In this experiment I compared three matrix multiplication strategies. The first strategy takes the original matrices M and N and padd them with zeros entries to construct rectangular matrices with sides multiples of TILE_WIDTH (I took TILE_WIDTH=16). Then it runs a Kernel where matrix multiplication uses shared memory. The second strategy does not apply any preprocessing to the initial matrices, instead, it includes some conditional statements to deal with arbitrary matrices of arbitrary dimensions. This second strategy also uses shared memory. Finaly the third strategy does not implement shared memory.
In the following figure I show the results of my implementation on a GTX 560 TI:
In this experiment I compared the performance of my implementation for TILE_WIDTHS in the range [1,32]. The following figure shows the results obtained for the second multiplication strategy (the conditional kernel which uses shared memory) and matrices M, N of dimensions 1024x1024. The device is again a a GTX 560 TI:
In your kernel implementation, how many threads can be simultaneously executing on a GeForce GTX 280 GPU?
I answer this question taking as reference my implementation of the conditional kernel which uses shared memory and TILE_WIDTH=16.
From the command nvcc --ptxas-options="-v", I obtained a memory usage of 11 registers (per thread), 2136 bytes of shared memory (per block), and 16 bytes of constant memory. I identified 3 factors which could restricts the number of threads simultaneously running on each SM:
First, the maximun number of threads that could simultenously run in a SM of GTX 280 is 1024. This means that (number of threads per block) * ( number of blocks residents in a SM) <= 1024. In my implementation a I have blocks of 16x16=256 threads, therefore, I could have at most 4 blocks residents in a same SM.
Second, the shared memory of each SM in a GTX 280 is 16kb. Then, the (amount of memory per block) * ( number of blocks residents in a SM) <= 16kb. In my implementation each block uses 2136 bytes of shared memory, therefore following this condition (and ignoring the previous one), I could have at most 7 blocks residents.

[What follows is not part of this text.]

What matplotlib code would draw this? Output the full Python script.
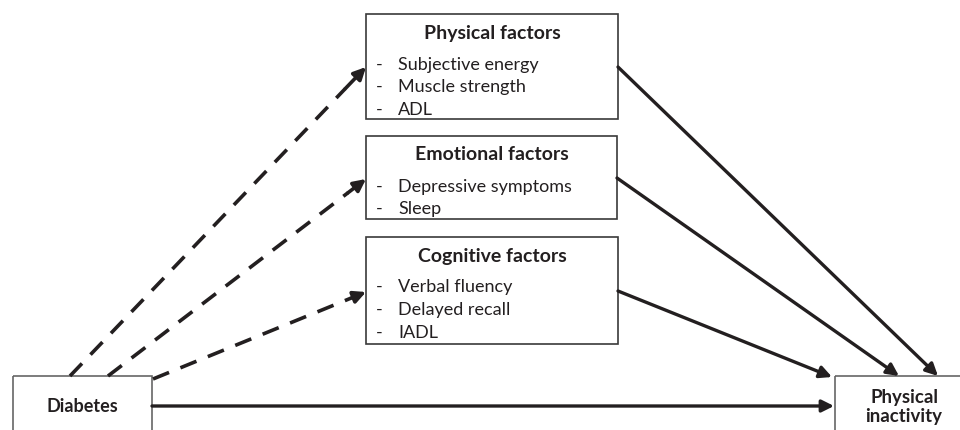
import matplotlib
matplotlib.use("Agg")
import matplotlib.pyplot as plt
from matplotlib.patches import Rectangle, FancyArrowPatch

plt.rcParams['font.family'] = ['Lato', 'DejaVu Sans']

# diagram content
factor_titles = ["Physical factors", "Emotional factors", "Cognitive factors"]
factor_items = [
    ["Subjective energy", "Muscle strength", "ADL"],
    ["Depressive symptoms", "Sleep"],
    ["Verbal fluency", "Delayed recall", "IADL"],
]
exposure = "Diabetes"
outcome = "Physical\ninactivity"

# layout (pixel coords, y down)
boxes = [(366, 15, 252, 105), (366, 137, 251, 83), (366, 238, 252, 107)]
title_y = [33, 155, 257]
item_y = [[65, 87, 110], [187, 209], [287, 310, 333]]
dash_start = [(70, 377), (108, 377), (153, 380)]
dash_end = [(366, 68), (366, 180), (366, 293)]
solid_start = [(618, 68), (617, 179), (618, 292)]
solid_end = [(938, 377), (899, 377), (832, 378)]

fig = plt.figure(figsize=(9.6, 4.31), dpi=100)
ax = fig.add_axes([0, 0, 1, 1])
ax.set_xlim(0, 960)
ax.set_ylim(431, 0)
ax.axis('off')

dark = '#231f20'
edge = '#3a3a3a'

for (x, y, w, h), title, ty, items, iy in zip(boxes, factor_titles, title_y, factor_items, item_y):
    ax.add_patch(Rectangle((x, y), w, h, fill=False, ec=edge, lw=1.2))
    ax.text(x + w / 2, ty, title, ha='center', va='center', fontsize=14,
            fontweight='bold', color=dark)
    for t, yy in zip(items, iy):
        ax.text(x + 10, yy, "-", ha='left', va='center', fontsize=13, color=dark)
        ax.text(x + 32, yy, t, ha='left', va='center', fontsize=13, color=dark)

# exposure and outcome boxes (cut off at the bottom/right)
ax.add_patch(Rectangle((13, 377), 139, 80, fill=False, ec='#666666', lw=1.2))
ax.text(82, 407, exposure, ha='center', va='center', fontsize=13,
        fontweight='bold', color=dark)
ax.add_patch(Rectangle((835, 377), 160, 80, fill=False, ec='#666666', lw=1.2))
ax.text(904, 407, outcome, ha='center', va='center', fontsize=13.4,
        fontweight='bold', color=dark, linespacing=1.15)


def head(p0, p1, lw=2.4):
    ax.add_patch(FancyArrowPatch(p0, p1, arrowstyle='-|>', mutation_scale=18,
                                 color=dark, lw=lw, shrinkA=0, shrinkB=0))


for (x0, y0), (x1, y1) in zip(dash_start, dash_end):
    f = 0.93
    xm, ym = x0 + (x1 - x0) * f, y0 + (y1 - y0) * f
    ax.plot([x0, xm], [y0, ym], color=dark, lw=2.6, dashes=(4.8, 3.4),
            solid_capstyle='butt', dash_capstyle='butt')
    head((xm, ym), (x1, y1), lw=2.6)

for p0, p1 in zip(solid_start, solid_end):
    head(p0, p1)

head((152, 407), (834, 407))

fig.savefig("out.png", dpi=100)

Third, each SM in GTX 280 contains 16384 registers. Then, the (amount of registers per thread) * ( number of threads in a SM) <= 16384. In my implementation each thread uses 11 registers, therefore following this condition (and ignoring the previous two), I could have at most 1489 threads.
From these observations I conclude that the maximun of threads that simultaneously run in each SM, in my implementation, is 1024. For my implementation the maximun number of threads resident in each SM is an active constraint, while the memory restrictions are in this case passive constraints. Since the GTX 280 contains 30 SMs, I finally get that the total number of threads that could run simultaneously in the device is 30720.